The Start of the T.B. Harms Era

T. B. Harms was founded in 1880 by Thomas B. Harms and his brother, Alec.  The firm was much smaller than M. Witmark & Sons, and Alec soon left.  

In the mid-1890’s a German immigrant moved to New York from Mississippi, where he had been working as a traveling salesman.  He had a musical education and, at first, worked in New York with Paul Dresser and his brother Theodore.  Theodore, a writer, used a different spelling (Dreiser) for his last name and is connected to the 1951 movie, A Place in the Sun.

In a few years, this young man from Mississippi left Dresser and obtained a position at Harms as a song “plugger,” which appears to be the starting rung for most new hires—arranging songs from composers under contract and playing them on a piano in public in order to sell sheet music.  In the days before radio and disc jockeys, piano players had to go to some public spot in a city, such as a department store, and play sheet music for hours on end.

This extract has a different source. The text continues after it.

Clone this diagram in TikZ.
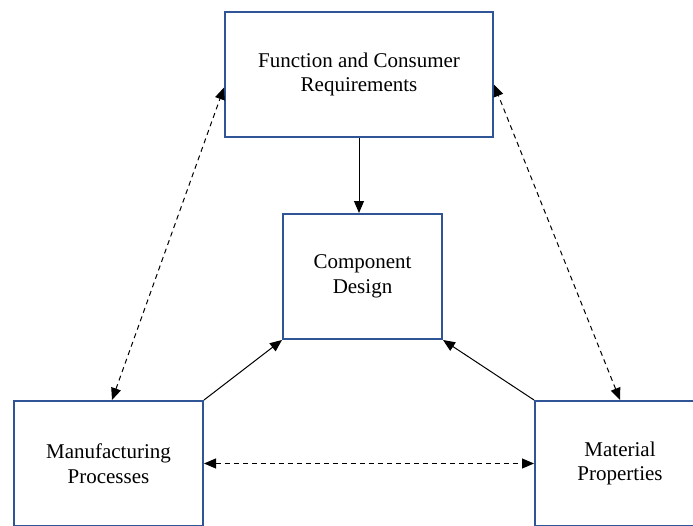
\documentclass[tikz,border=0pt]{standalone}
\usepackage{fontspec}
\setmainfont{Liberation Serif}
\usepackage{tikz}
\usetikzlibrary{arrows.meta, positioning}
\definecolor{boxblue}{HTML}{2F5597}
\tikzset{>={Triangle[length=12pt,width=10pt]},
    x=1pt, y=-1pt,
    block/.style={rectangle,draw=boxblue,line width=2pt,align=center,
        inner sep=0pt,minimum height=125pt,
        font=\fontsize{21}{24.5}\selectfont},
    link/.style={->,line width=1pt},
    twoway/.style={<->,line width=1pt,dash pattern=on 5pt off 4pt}}

\begin{document}
\begin{tikzpicture}
\clip (0,0) rectangle (693,525);
\node[block] (func)   [minimum width=268pt] at (359,74.5)    {Function and Consumer\\Requirements};
\node[block] (design) [minimum width=159pt] at (362.5,276.5) {Component\\Design};
\node[block] (manuf)  [minimum width=189pt] at (108.5,463.5) {Manufacturing\\Processes};
\node[block] (matl)   [minimum width=170pt] at (620,463.5)   {Material\\Properties};
\path[link]
    (func.south)        edge  (func.south |- design.north)
    (manuf.north east)  edge  (design.south west)
    (matl.north west)   edge  (design.south east);
\path[twoway]
    ([xshift=3.5pt]manuf.north)  edge  ([yshift=-13pt]func.west)
    (matl.north)                 edge  ([yshift=-10pt]func.east)
    (manuf.east)                 edge  (matl.west);
\end{tikzpicture}
\end{document}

The name of the German immigrant was Max Dreyfus, and he would go on to become one of the guiding lights in the sponsorship of Broadway composers and orchestrators.  By 1901, Max Dreyus had bought a minority interest in Harms and enlisted his brother, Louis, to join the Firm.  By 1904, Tom Harms decided to leave the Firm and sold his remaining interest to the two Dreyfus brothers.